* _Your objective_:
Restate the material word for word and leave out anything that is a picture.

(Rows from a dataset of charts and code)
---------------
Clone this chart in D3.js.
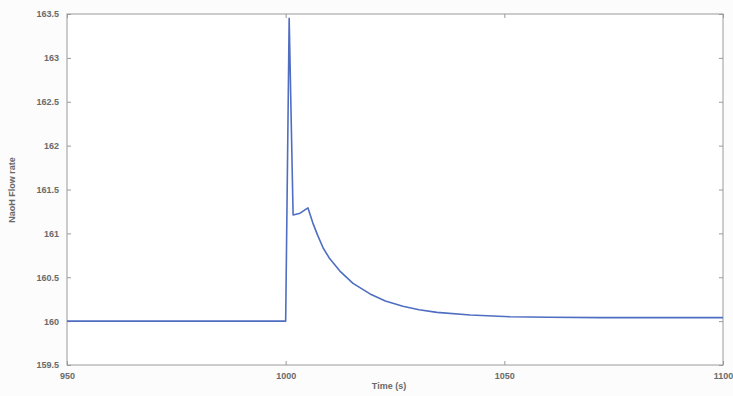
<!DOCTYPE html>
<html>
<head>
<meta charset="utf-8">
<script src="https://cdn.jsdelivr.net/npm/d3@7"></script>
<style>
  body { margin: 0; background: #fcfcfc; }
  text { font-family: "Liberation Sans", Arial, sans-serif; }
</style>
</head>
<body>
<div id="chart"></div>
<script>
// data
var timeVals = [950, 1000, 1000.8, 1001.7, 1003.3, 1005.1, 1006.2, 1007.3, 1008.6, 1010.1, 1012.4, 1015.4, 1019.3, 1022.8, 1026.8, 1030.5, 1034.6, 1042.2, 1051.3, 1060, 1072, 1085, 1100];
var flowVals = [160, 160, 163.45, 161.21, 161.23, 161.29, 161.12, 160.98, 160.83, 160.71, 160.57, 160.43, 160.31, 160.23, 160.17, 160.13, 160.10, 160.07, 160.05, 160.045, 160.04, 160.04, 160.04];
var xTicks = [950, 1000, 1050, 1100];
var yTicks = [159.5, 160, 160.5, 161, 161.5, 162, 162.5, 163, 163.5];

var W = 733, H = 396;
// plot box (window.top is reserved, so use other names)
var pLeft = 67, pRight = 723, pTop = 14, pBottom = 365;

var svg = d3.select("#chart").append("svg")
    .attr("width", W)
    .attr("height", H);

var x = d3.scaleLinear().domain([950, 1100]).range([pLeft, pRight]);
var y = d3.scaleLinear().domain([159.5, 163.5]).range([pBottom, pTop]);

// box
svg.append("rect")
    .attr("x", pLeft).attr("y", pTop)
    .attr("width", pRight - pLeft).attr("height", pBottom - pTop)
    .attr("fill", "#fff")
    .attr("stroke", "#9a9a9a")
    .attr("stroke-width", 1);

// inward ticks on all sides
var bAxis = svg.append("g").attr("transform", "translate(0," + pBottom + ")")
    .call(d3.axisBottom(x).tickValues(xTicks).tickSize(-4).tickPadding(8).tickFormat(d3.format("d")));
var tAxis = svg.append("g").attr("transform", "translate(0," + pTop + ")")
    .call(d3.axisTop(x).tickValues(xTicks).tickSize(-4).tickFormat(""));
var lAxis = svg.append("g").attr("transform", "translate(" + pLeft + ",0)")
    .call(d3.axisLeft(y).tickValues(yTicks).tickSize(-4).tickPadding(8).tickFormat(function(d){ return String(d); }));
var rAxis = svg.append("g").attr("transform", "translate(" + pRight + ",0)")
    .call(d3.axisRight(y).tickValues(yTicks).tickSize(-4).tickFormat(""));

[bAxis, tAxis, lAxis, rAxis].forEach(function(a){
    a.select(".domain").remove();
    a.selectAll(".tick line").attr("stroke", "#9a9a9a");
    a.selectAll("text")
        .attr("fill", "#6a6a6a")
        .attr("font-size", 9)
        .attr("font-weight", "bold");
});

// the line
var pts = timeVals.map(function(t, i){ return [t, flowVals[i]]; });
var line = d3.line()
    .x(function(d){ return x(d[0]); })
    .y(function(d){ return y(d[1]); });

svg.append("path")
    .datum(pts)
    .attr("d", line)
    .attr("fill", "none")
    .attr("stroke", "#4f6ec2")
    .attr("stroke-width", 1.6)
    .attr("stroke-linejoin", "round");

// axis labels
svg.append("text")
    .attr("x", 389).attr("y", 389)
    .attr("text-anchor", "middle")
    .attr("font-size", 9)
    .attr("font-weight", "bold")
    .attr("fill", "#6a6a6a")
    .text("Time (s)");

svg.append("text")
    .attr("transform", "translate(15,190) rotate(-90)")
    .attr("text-anchor", "middle")
    .attr("font-size", 9)
    .attr("font-weight", "bold")
    .attr("fill", "#6a6a6a")
    .text("NaoH Flow rate");
</script>
</body>
</html>
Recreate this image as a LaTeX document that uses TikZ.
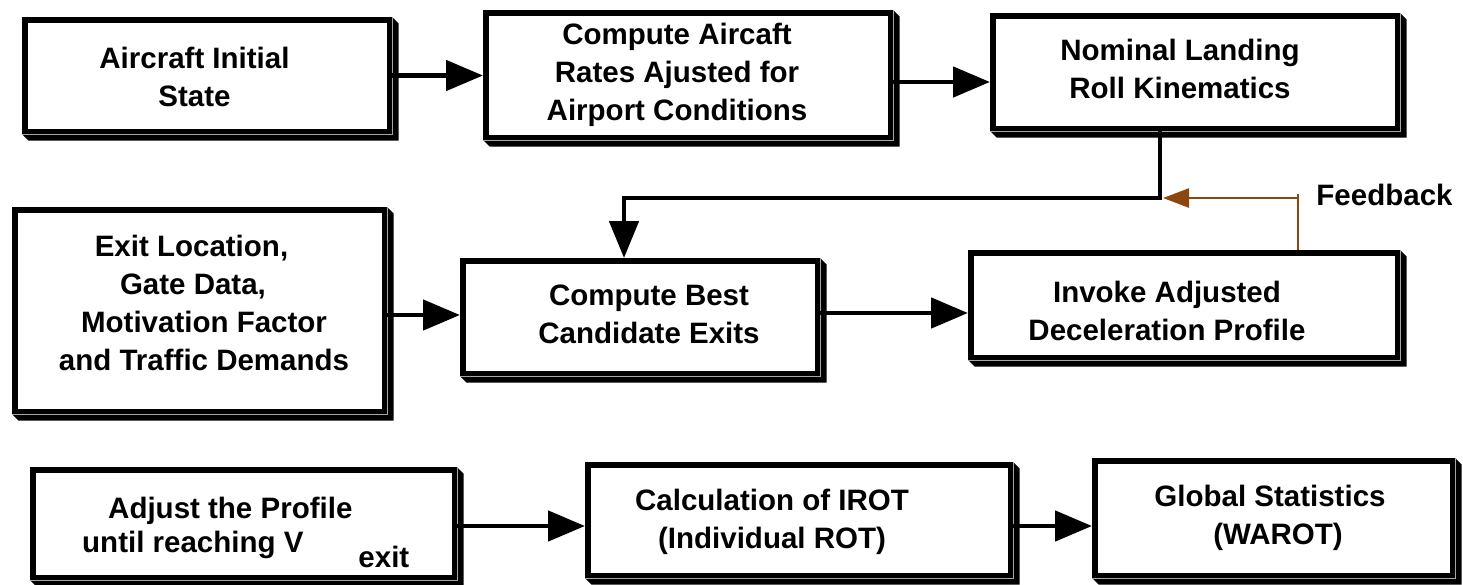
---------------
* _Answer to the exercise_:
Clone this chart in D3.js.
<!DOCTYPE html>
<html>
<head>
<meta charset="utf-8">
<script src="https://cdn.jsdelivr.net/npm/d3@7"></script>
<style>
  body { margin: 0; background: #fcfcfc; }
  text { font-family: "Liberation Sans", Arial, sans-serif; }
</style>
</head>
<body>
<div id="chart"></div>
<script>
// data
var timeVals = [950, 1000, 1000.8, 1001.7, 1003.3, 1005.1, 1006.2, 1007.3, 1008.6, 1010.1, 1012.4, 1015.4, 1019.3, 1022.8, 1026.8, 1030.5, 1034.6, 1042.2, 1051.3, 1060, 1072, 1085, 1100];
var flowVals = [160, 160, 163.45, 161.21, 161.23, 161.29, 161.12, 160.98, 160.83, 160.71, 160.57, 160.43, 160.31, 160.23, 160.17, 160.13, 160.10, 160.07, 160.05, 160.045, 160.04, 160.04, 160.04];
var xTicks = [950, 1000, 1050, 1100];
var yTicks = [159.5, 160, 160.5, 161, 161.5, 162, 162.5, 163, 163.5];

var W = 733, H = 396;
// plot box (window.top is reserved, so use other names)
var pLeft = 67, pRight = 723, pTop = 14, pBottom = 365;

var svg = d3.select("#chart").append("svg")
    .attr("width", W)
    .attr("height", H);

var x = d3.scaleLinear().domain([950, 1100]).range([pLeft, pRight]);
var y = d3.scaleLinear().domain([159.5, 163.5]).range([pBottom, pTop]);

// box
svg.append("rect")
    .attr("x", pLeft).attr("y", pTop)
    .attr("width", pRight - pLeft).attr("height", pBottom - pTop)
    .attr("fill", "#fff")
    .attr("stroke", "#9a9a9a")
    .attr("stroke-width", 1);

// inward ticks on all sides
var bAxis = svg.append("g").attr("transform", "translate(0," + pBottom + ")")
    .call(d3.axisBottom(x).tickValues(xTicks).tickSize(-4).tickPadding(8).tickFormat(d3.format("d")));
var tAxis = svg.append("g").attr("transform", "translate(0," + pTop + ")")
    .call(d3.axisTop(x).tickValues(xTicks).tickSize(-4).tickFormat(""));
var lAxis = svg.append("g").attr("transform", "translate(" + pLeft + ",0)")
    .call(d3.axisLeft(y).tickValues(yTicks).tickSize(-4).tickPadding(8).tickFormat(function(d){ return String(d); }));
var rAxis = svg.append("g").attr("transform", "translate(" + pRight + ",0)")
    .call(d3.axisRight(y).tickValues(yTicks).tickSize(-4).tickFormat(""));

[bAxis, tAxis, lAxis, rAxis].forEach(function(a){
    a.select(".domain").remove();
    a.selectAll(".tick line").attr("stroke", "#9a9a9a");
    a.selectAll("text")
        .attr("fill", "#6a6a6a")
        .attr("font-size", 9)
        .attr("font-weight", "bold");
});

// the line
var pts = timeVals.map(function(t, i){ return [t, flowVals[i]]; });
var line = d3.line()
    .x(function(d){ return x(d[0]); })
    .y(function(d){ return y(d[1]); });

svg.append("path")
    .datum(pts)
    .attr("d", line)
    .attr("fill", "none")
    .attr("stroke", "#4f6ec2")
    .attr("stroke-width", 1.6)
    .attr("stroke-linejoin", "round");

// axis labels
svg.append("text")
    .attr("x", 389).attr("y", 389)
    .attr("text-anchor", "middle")
    .attr("font-size", 9)
    .attr("font-weight", "bold")
    .attr("fill", "#6a6a6a")
    .text("Time (s)");

svg.append("text")
    .attr("transform", "translate(15,190) rotate(-90)")
    .attr("text-anchor", "middle")
    .attr("font-size", 9)
    .attr("font-weight", "bold")
    .attr("fill", "#6a6a6a")
    .text("NaoH Flow rate");
</script>
</body>
</html>
Recreate this image as a LaTeX document that uses TikZ.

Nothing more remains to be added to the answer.